The Art of Music and Musicians as the Grace of God

Feb 07, 2006 12:43

Of all the artistic mediums (which may or may not be infinite in number), the medium of music may be the most fundamental and significant. Before I go any further I want to make it clear that I do not mean to diminish the importance and impact of any other medium. I am a painter myself and feel strongly connected to the tones generated from this kind of work. But there is something about music. There is something that transcends the need for interpretation, the need to grasp at any particular image or concept. Granted, an abstract painting can effectively do this as well. But then this brings me to the sense of hearing as compared to the sense of sight.



Sound is vibration, as is light. However, sound is a physical sensation. One feels the vibrations. The pulses not only stimulate the airy, spirit-like cortex of brain-perception, not only squeeze the heart-strings of the soul, but they literally and perceptibly press against the fabric of our skin and organs.
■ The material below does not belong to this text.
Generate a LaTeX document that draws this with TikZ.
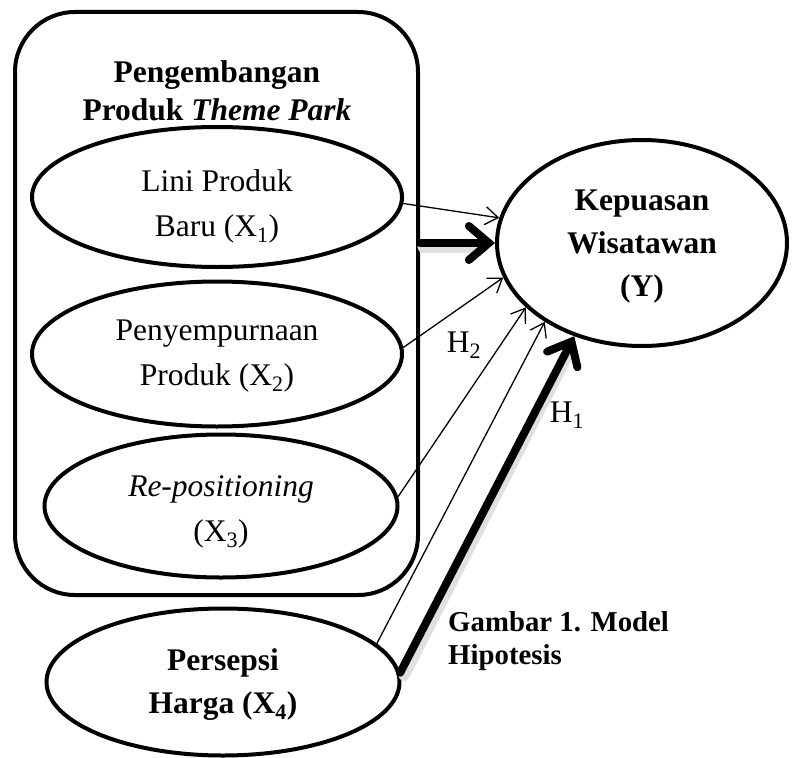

It is well known that music evokes images. But what does music performance do? What does it do to see the composers of music act out the movements necessary to produce the sounds? It is not simply an image coupled with a sound. If it were, a video of a concert would be the exact same thing as attending that concert, which is obviously not the case. It is the difference between the substituted reality of the motion picture and reality itself - actual experience. It has been said that life is not straight, it is wiggly. It is fluid and dramatic. It is not a monotonous walk on a treadmill, it is a dance. Music highlights this truth. But musical performance is the incarnation of that truth in all its glory. Musicians are the grace of God, life itself in the drama of itself. This is especially true of those composer-performers who do not create according to exceedingly boring, regurgitated and redundant Euclidean formulas. Life is unpredictable, just as music should be.